## Task goal
Output the data word for word, dropping every image.

═══ Data lines ═══

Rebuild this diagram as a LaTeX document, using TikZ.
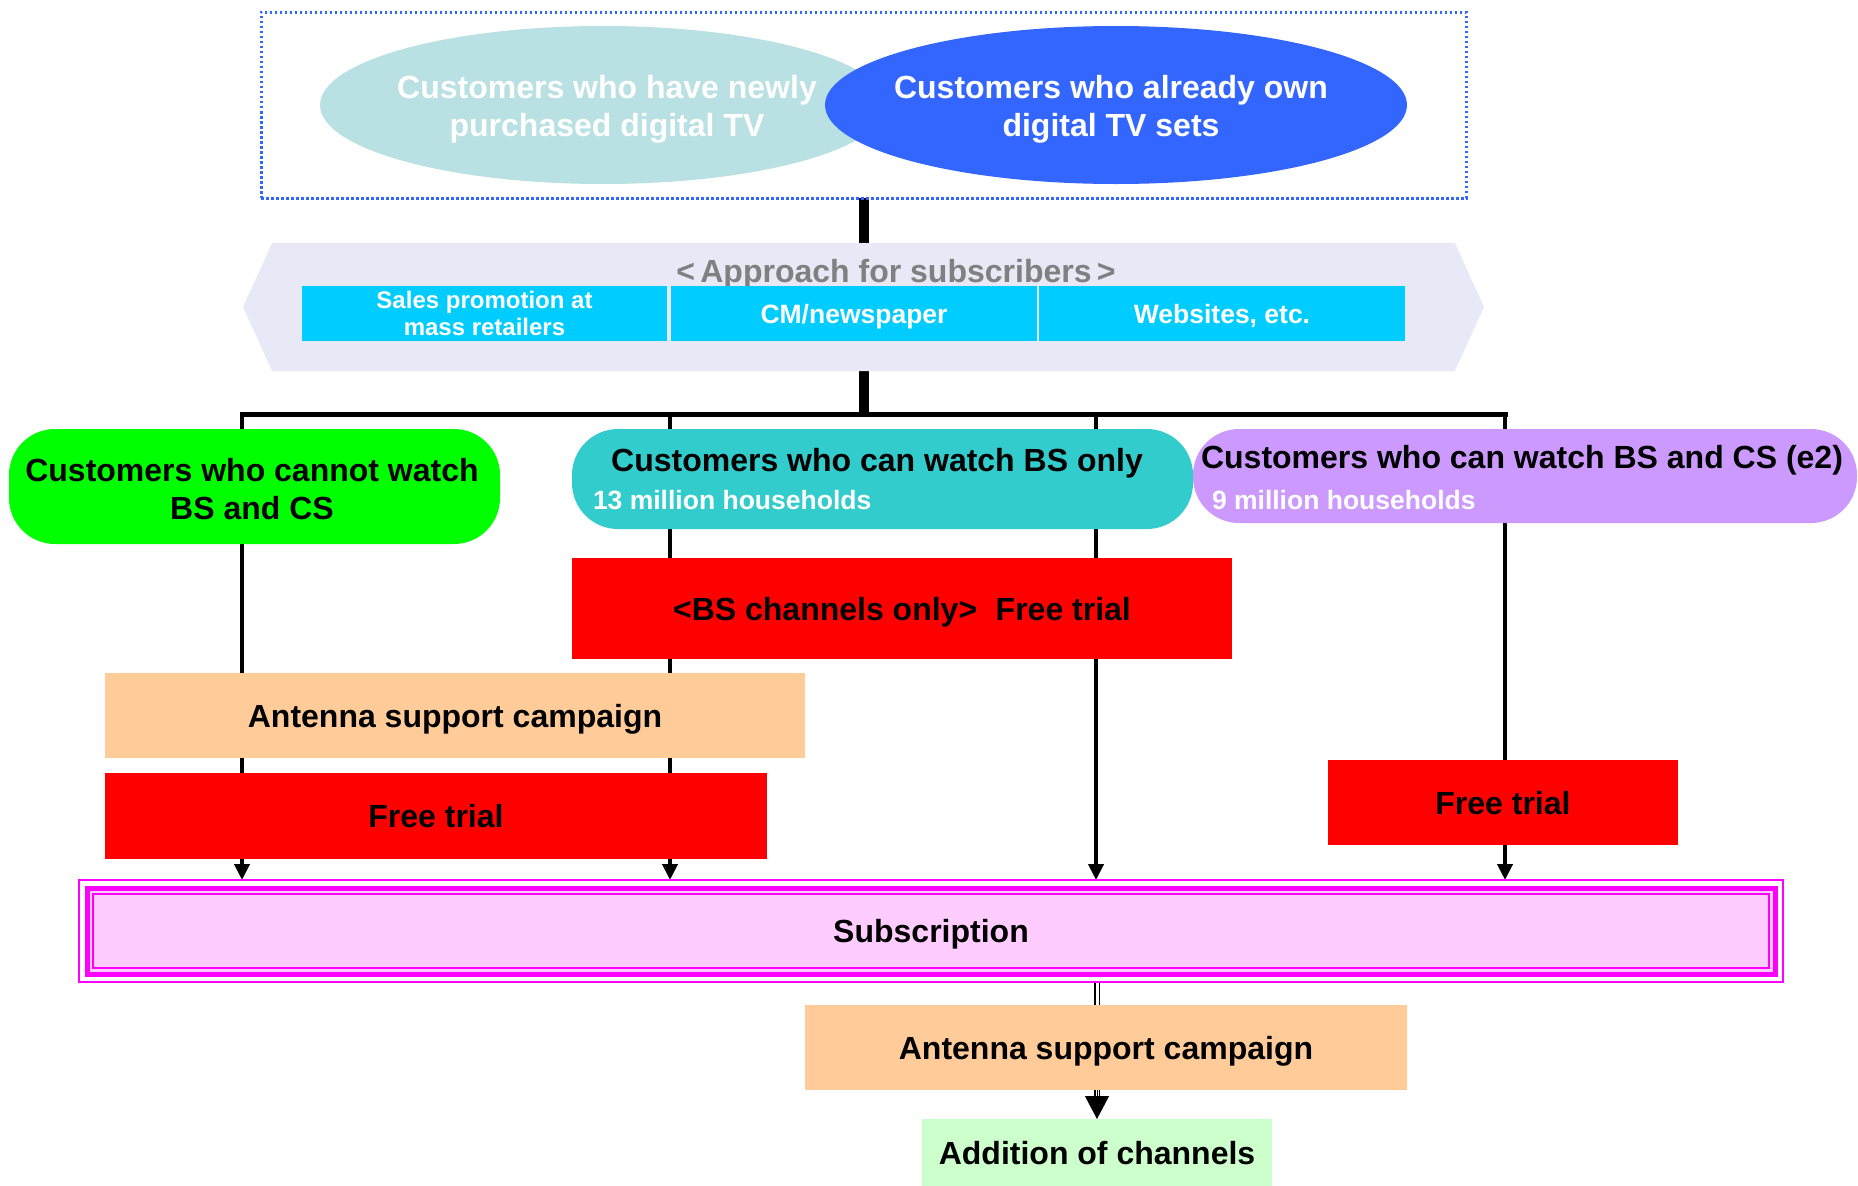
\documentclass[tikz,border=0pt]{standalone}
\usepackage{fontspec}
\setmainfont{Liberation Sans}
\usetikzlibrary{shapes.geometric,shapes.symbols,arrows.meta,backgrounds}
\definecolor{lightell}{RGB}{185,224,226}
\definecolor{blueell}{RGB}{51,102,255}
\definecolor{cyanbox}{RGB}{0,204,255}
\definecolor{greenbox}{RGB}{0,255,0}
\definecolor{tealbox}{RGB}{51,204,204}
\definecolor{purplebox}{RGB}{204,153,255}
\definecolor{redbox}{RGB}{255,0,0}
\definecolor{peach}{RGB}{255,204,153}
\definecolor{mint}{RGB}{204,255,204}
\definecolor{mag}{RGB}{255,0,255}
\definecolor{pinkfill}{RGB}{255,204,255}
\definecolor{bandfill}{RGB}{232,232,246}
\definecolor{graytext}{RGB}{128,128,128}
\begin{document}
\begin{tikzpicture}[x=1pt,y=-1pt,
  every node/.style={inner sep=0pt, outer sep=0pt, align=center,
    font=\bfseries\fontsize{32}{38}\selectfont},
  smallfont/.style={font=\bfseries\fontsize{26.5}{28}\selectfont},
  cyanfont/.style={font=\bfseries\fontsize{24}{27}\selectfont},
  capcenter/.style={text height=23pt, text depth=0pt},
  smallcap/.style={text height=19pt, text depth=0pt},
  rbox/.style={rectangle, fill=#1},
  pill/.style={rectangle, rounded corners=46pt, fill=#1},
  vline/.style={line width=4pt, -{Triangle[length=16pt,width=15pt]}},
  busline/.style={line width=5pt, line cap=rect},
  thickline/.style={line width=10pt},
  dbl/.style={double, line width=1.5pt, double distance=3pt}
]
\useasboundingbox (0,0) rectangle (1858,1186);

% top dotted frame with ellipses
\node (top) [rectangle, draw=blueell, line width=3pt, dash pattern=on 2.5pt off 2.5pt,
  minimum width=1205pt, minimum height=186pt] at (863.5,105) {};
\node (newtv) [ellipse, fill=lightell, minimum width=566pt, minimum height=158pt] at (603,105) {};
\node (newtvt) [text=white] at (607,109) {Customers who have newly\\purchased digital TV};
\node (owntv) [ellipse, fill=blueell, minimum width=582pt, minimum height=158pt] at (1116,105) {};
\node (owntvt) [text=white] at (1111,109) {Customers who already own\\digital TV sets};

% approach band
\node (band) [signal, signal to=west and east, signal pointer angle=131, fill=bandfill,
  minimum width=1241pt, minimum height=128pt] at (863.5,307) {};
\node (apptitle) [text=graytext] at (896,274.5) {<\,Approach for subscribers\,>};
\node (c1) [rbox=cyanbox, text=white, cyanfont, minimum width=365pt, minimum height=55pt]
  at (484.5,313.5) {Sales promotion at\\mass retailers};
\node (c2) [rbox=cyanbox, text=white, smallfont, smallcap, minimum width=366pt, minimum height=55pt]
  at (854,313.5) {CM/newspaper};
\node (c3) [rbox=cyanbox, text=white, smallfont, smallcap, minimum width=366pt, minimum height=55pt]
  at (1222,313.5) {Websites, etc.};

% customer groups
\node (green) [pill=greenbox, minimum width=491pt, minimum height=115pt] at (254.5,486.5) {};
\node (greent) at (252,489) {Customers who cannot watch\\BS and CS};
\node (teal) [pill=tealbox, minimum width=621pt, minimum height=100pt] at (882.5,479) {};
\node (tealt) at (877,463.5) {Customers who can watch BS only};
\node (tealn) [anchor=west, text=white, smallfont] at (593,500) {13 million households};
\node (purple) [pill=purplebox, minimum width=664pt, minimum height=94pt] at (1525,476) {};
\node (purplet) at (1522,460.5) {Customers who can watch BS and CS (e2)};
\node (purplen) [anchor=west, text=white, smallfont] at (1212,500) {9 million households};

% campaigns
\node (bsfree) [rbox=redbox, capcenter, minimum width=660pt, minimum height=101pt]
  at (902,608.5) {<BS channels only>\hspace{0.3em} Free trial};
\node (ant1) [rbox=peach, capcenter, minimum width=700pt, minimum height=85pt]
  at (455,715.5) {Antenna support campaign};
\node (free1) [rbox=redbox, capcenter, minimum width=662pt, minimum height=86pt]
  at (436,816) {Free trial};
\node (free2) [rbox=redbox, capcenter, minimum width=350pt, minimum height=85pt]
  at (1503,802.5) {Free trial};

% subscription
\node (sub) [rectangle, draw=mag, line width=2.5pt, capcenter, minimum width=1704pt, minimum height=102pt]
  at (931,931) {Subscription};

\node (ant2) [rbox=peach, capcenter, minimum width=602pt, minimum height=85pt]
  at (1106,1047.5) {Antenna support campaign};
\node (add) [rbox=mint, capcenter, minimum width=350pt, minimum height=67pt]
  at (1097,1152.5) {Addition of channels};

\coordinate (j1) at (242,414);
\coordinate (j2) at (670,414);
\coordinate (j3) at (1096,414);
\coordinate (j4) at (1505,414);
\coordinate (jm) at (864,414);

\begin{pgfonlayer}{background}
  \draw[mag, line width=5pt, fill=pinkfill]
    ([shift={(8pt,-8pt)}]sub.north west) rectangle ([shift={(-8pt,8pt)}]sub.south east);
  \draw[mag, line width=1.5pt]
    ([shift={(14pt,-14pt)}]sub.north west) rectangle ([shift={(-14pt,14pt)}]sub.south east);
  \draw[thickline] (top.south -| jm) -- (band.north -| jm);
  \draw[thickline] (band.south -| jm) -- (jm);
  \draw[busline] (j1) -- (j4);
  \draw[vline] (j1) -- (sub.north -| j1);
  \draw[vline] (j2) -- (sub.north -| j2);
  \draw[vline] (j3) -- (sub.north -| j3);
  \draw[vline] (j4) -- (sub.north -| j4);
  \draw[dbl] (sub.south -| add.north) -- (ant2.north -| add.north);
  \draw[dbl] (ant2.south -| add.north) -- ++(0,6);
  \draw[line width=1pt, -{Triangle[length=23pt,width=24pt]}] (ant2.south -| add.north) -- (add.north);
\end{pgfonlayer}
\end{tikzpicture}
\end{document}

═══

## Correct output
Rebuild this diagram as a LaTeX document, using TikZ.
\documentclass[tikz,border=0pt]{standalone}
\usepackage{fontspec}
\setmainfont{Liberation Sans}
\usetikzlibrary{shapes.geometric,shapes.symbols,arrows.meta,backgrounds}
\definecolor{lightell}{RGB}{185,224,226}
\definecolor{blueell}{RGB}{51,102,255}
\definecolor{cyanbox}{RGB}{0,204,255}
\definecolor{greenbox}{RGB}{0,255,0}
\definecolor{tealbox}{RGB}{51,204,204}
\definecolor{purplebox}{RGB}{204,153,255}
\definecolor{redbox}{RGB}{255,0,0}
\definecolor{peach}{RGB}{255,204,153}
\definecolor{mint}{RGB}{204,255,204}
\definecolor{mag}{RGB}{255,0,255}
\definecolor{pinkfill}{RGB}{255,204,255}
\definecolor{bandfill}{RGB}{232,232,246}
\definecolor{graytext}{RGB}{128,128,128}
\begin{document}
\begin{tikzpicture}[x=1pt,y=-1pt,
  every node/.style={inner sep=0pt, outer sep=0pt, align=center,
    font=\bfseries\fontsize{32}{38}\selectfont},
  smallfont/.style={font=\bfseries\fontsize{26.5}{28}\selectfont},
  cyanfont/.style={font=\bfseries\fontsize{24}{27}\selectfont},
  capcenter/.style={text height=23pt, text depth=0pt},
  smallcap/.style={text height=19pt, text depth=0pt},
  rbox/.style={rectangle, fill=#1},
  pill/.style={rectangle, rounded corners=46pt, fill=#1},
  vline/.style={line width=4pt, -{Triangle[length=16pt,width=15pt]}},
  busline/.style={line width=5pt, line cap=rect},
  thickline/.style={line width=10pt},
  dbl/.style={double, line width=1.5pt, double distance=3pt}
]
\useasboundingbox (0,0) rectangle (1858,1186);

% top dotted frame with ellipses
\node (top) [rectangle, draw=blueell, line width=3pt, dash pattern=on 2.5pt off 2.5pt,
  minimum width=1205pt, minimum height=186pt] at (863.5,105) {};
\node (newtv) [ellipse, fill=lightell, minimum width=566pt, minimum height=158pt] at (603,105) {};
\node (newtvt) [text=white] at (607,109) {Customers who have newly\\purchased digital TV};
\node (owntv) [ellipse, fill=blueell, minimum width=582pt, minimum height=158pt] at (1116,105) {};
\node (owntvt) [text=white] at (1111,109) {Customers who already own\\digital TV sets};

% approach band
\node (band) [signal, signal to=west and east, signal pointer angle=131, fill=bandfill,
  minimum width=1241pt, minimum height=128pt] at (863.5,307) {};
\node (apptitle) [text=graytext] at (896,274.5) {<\,Approach for subscribers\,>};
\node (c1) [rbox=cyanbox, text=white, cyanfont, minimum width=365pt, minimum height=55pt]
  at (484.5,313.5) {Sales promotion at\\mass retailers};
\node (c2) [rbox=cyanbox, text=white, smallfont, smallcap, minimum width=366pt, minimum height=55pt]
  at (854,313.5) {CM/newspaper};
\node (c3) [rbox=cyanbox, text=white, smallfont, smallcap, minimum width=366pt, minimum height=55pt]
  at (1222,313.5) {Websites, etc.};

% customer groups
\node (green) [pill=greenbox, minimum width=491pt, minimum height=115pt] at (254.5,486.5) {};
\node (greent) at (252,489) {Customers who cannot watch\\BS and CS};
\node (teal) [pill=tealbox, minimum width=621pt, minimum height=100pt] at (882.5,479) {};
\node (tealt) at (877,463.5) {Customers who can watch BS only};
\node (tealn) [anchor=west, text=white, smallfont] at (593,500) {13 million households};
\node (purple) [pill=purplebox, minimum width=664pt, minimum height=94pt] at (1525,476) {};
\node (purplet) at (1522,460.5) {Customers who can watch BS and CS (e2)};
\node (purplen) [anchor=west, text=white, smallfont] at (1212,500) {9 million households};

% campaigns
\node (bsfree) [rbox=redbox, capcenter, minimum width=660pt, minimum height=101pt]
  at (902,608.5) {<BS channels only>\hspace{0.3em} Free trial};
\node (ant1) [rbox=peach, capcenter, minimum width=700pt, minimum height=85pt]
  at (455,715.5) {Antenna support campaign};
\node (free1) [rbox=redbox, capcenter, minimum width=662pt, minimum height=86pt]
  at (436,816) {Free trial};
\node (free2) [rbox=redbox, capcenter, minimum width=350pt, minimum height=85pt]
  at (1503,802.5) {Free trial};

% subscription
\node (sub) [rectangle, draw=mag, line width=2.5pt, capcenter, minimum width=1704pt, minimum height=102pt]
  at (931,931) {Subscription};

\node (ant2) [rbox=peach, capcenter, minimum width=602pt, minimum height=85pt]
  at (1106,1047.5) {Antenna support campaign};
\node (add) [rbox=mint, capcenter, minimum width=350pt, minimum height=67pt]
  at (1097,1152.5) {Addition of channels};

\coordinate (j1) at (242,414);
\coordinate (j2) at (670,414);
\coordinate (j3) at (1096,414);
\coordinate (j4) at (1505,414);
\coordinate (jm) at (864,414);

\begin{pgfonlayer}{background}
  \draw[mag, line width=5pt, fill=pinkfill]
    ([shift={(8pt,-8pt)}]sub.north west) rectangle ([shift={(-8pt,8pt)}]sub.south east);
  \draw[mag, line width=1.5pt]
    ([shift={(14pt,-14pt)}]sub.north west) rectangle ([shift={(-14pt,14pt)}]sub.south east);
  \draw[thickline] (top.south -| jm) -- (band.north -| jm);
  \draw[thickline] (band.south -| jm) -- (jm);
  \draw[busline] (j1) -- (j4);
  \draw[vline] (j1) -- (sub.north -| j1);
  \draw[vline] (j2) -- (sub.north -| j2);
  \draw[vline] (j3) -- (sub.north -| j3);
  \draw[vline] (j4) -- (sub.north -| j4);
  \draw[dbl] (sub.south -| add.north) -- (ant2.north -| add.north);
  \draw[dbl] (ant2.south -| add.north) -- ++(0,6);
  \draw[line width=1pt, -{Triangle[length=23pt,width=24pt]}] (ant2.south -| add.north) -- (add.north);
\end{pgfonlayer}
\end{tikzpicture}
\end{document}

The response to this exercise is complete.